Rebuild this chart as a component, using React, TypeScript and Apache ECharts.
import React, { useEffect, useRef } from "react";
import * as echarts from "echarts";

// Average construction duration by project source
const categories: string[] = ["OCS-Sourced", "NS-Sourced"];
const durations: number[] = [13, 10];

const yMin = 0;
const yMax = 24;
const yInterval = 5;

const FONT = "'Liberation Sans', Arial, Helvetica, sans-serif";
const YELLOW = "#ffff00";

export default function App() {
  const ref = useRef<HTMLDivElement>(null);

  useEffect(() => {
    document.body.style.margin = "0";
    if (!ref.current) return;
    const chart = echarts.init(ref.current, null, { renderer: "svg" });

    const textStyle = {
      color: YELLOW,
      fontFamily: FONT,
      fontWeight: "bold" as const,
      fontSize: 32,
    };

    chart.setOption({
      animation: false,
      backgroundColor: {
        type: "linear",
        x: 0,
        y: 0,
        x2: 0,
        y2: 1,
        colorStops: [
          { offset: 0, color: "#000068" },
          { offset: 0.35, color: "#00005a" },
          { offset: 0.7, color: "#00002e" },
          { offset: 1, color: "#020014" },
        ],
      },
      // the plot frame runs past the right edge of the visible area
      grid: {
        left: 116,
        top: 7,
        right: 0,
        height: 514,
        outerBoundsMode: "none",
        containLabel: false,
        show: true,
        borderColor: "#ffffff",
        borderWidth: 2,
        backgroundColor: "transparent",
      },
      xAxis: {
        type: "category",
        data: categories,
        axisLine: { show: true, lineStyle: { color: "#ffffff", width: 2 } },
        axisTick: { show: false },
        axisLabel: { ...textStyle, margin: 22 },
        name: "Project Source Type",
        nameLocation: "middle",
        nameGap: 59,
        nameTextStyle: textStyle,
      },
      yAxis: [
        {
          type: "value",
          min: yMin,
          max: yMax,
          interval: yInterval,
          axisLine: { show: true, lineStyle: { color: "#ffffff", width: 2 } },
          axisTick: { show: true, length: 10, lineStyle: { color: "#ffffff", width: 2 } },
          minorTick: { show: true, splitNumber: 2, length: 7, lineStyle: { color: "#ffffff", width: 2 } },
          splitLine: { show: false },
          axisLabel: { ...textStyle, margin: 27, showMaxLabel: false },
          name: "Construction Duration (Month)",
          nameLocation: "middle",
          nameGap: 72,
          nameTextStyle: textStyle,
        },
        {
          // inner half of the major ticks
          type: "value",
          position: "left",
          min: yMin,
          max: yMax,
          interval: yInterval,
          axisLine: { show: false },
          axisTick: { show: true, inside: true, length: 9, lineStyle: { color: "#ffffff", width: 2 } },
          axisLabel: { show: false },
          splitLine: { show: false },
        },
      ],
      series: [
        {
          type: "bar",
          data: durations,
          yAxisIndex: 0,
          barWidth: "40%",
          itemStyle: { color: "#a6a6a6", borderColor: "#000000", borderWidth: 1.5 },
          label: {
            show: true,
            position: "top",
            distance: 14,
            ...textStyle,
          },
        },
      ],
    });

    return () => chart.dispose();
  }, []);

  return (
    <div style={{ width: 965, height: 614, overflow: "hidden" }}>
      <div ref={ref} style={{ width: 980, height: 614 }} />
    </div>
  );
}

■ **Written task**: Output the listing above word for word.

■ **Result below**:
Rebuild this chart as a component, using React, TypeScript and Apache ECharts.
import React, { useEffect, useRef } from "react";
import * as echarts from "echarts";

// Average construction duration by project source
const categories: string[] = ["OCS-Sourced", "NS-Sourced"];
const durations: number[] = [13, 10];

const yMin = 0;
const yMax = 24;
const yInterval = 5;

const FONT = "'Liberation Sans', Arial, Helvetica, sans-serif";
const YELLOW = "#ffff00";

export default function App() {
  const ref = useRef<HTMLDivElement>(null);

  useEffect(() => {
    document.body.style.margin = "0";
    if (!ref.current) return;
    const chart = echarts.init(ref.current, null, { renderer: "svg" });

    const textStyle = {
      color: YELLOW,
      fontFamily: FONT,
      fontWeight: "bold" as const,
      fontSize: 32,
    };

    chart.setOption({
      animation: false,
      backgroundColor: {
        type: "linear",
        x: 0,
        y: 0,
        x2: 0,
        y2: 1,
        colorStops: [
          { offset: 0, color: "#000068" },
          { offset: 0.35, color: "#00005a" },
          { offset: 0.7, color: "#00002e" },
          { offset: 1, color: "#020014" },
        ],
      },
      // the plot frame runs past the right edge of the visible area
      grid: {
        left: 116,
        top: 7,
        right: 0,
        height: 514,
        outerBoundsMode: "none",
        containLabel: false,
        show: true,
        borderColor: "#ffffff",
        borderWidth: 2,
        backgroundColor: "transparent",
      },
      xAxis: {
        type: "category",
        data: categories,
        axisLine: { show: true, lineStyle: { color: "#ffffff", width: 2 } },
        axisTick: { show: false },
        axisLabel: { ...textStyle, margin: 22 },
        name: "Project Source Type",
        nameLocation: "middle",
        nameGap: 59,
        nameTextStyle: textStyle,
      },
      yAxis: [
        {
          type: "value",
          min: yMin,
          max: yMax,
          interval: yInterval,
          axisLine: { show: true, lineStyle: { color: "#ffffff", width: 2 } },
          axisTick: { show: true, length: 10, lineStyle: { color: "#ffffff", width: 2 } },
          minorTick: { show: true, splitNumber: 2, length: 7, lineStyle: { color: "#ffffff", width: 2 } },
          splitLine: { show: false },
          axisLabel: { ...textStyle, margin: 27, showMaxLabel: false },
          name: "Construction Duration (Month)",
          nameLocation: "middle",
          nameGap: 72,
          nameTextStyle: textStyle,
        },
        {
          // inner half of the major ticks
          type: "value",
          position: "left",
          min: yMin,
          max: yMax,
          interval: yInterval,
          axisLine: { show: false },
          axisTick: { show: true, inside: true, length: 9, lineStyle: { color: "#ffffff", width: 2 } },
          axisLabel: { show: false },
          splitLine: { show: false },
        },
      ],
      series: [
        {
          type: "bar",
          data: durations,
          yAxisIndex: 0,
          barWidth: "40%",
          itemStyle: { color: "#a6a6a6", borderColor: "#000000", borderWidth: 1.5 },
          label: {
            show: true,
            position: "top",
            distance: 14,
            ...textStyle,
          },
        },
      ],
    });

    return () => chart.dispose();
  }, []);

  return (
    <div style={{ width: 965, height: 614, overflow: "hidden" }}>
      <div ref={ref} style={{ width: 980, height: 614 }} />
    </div>
  );
}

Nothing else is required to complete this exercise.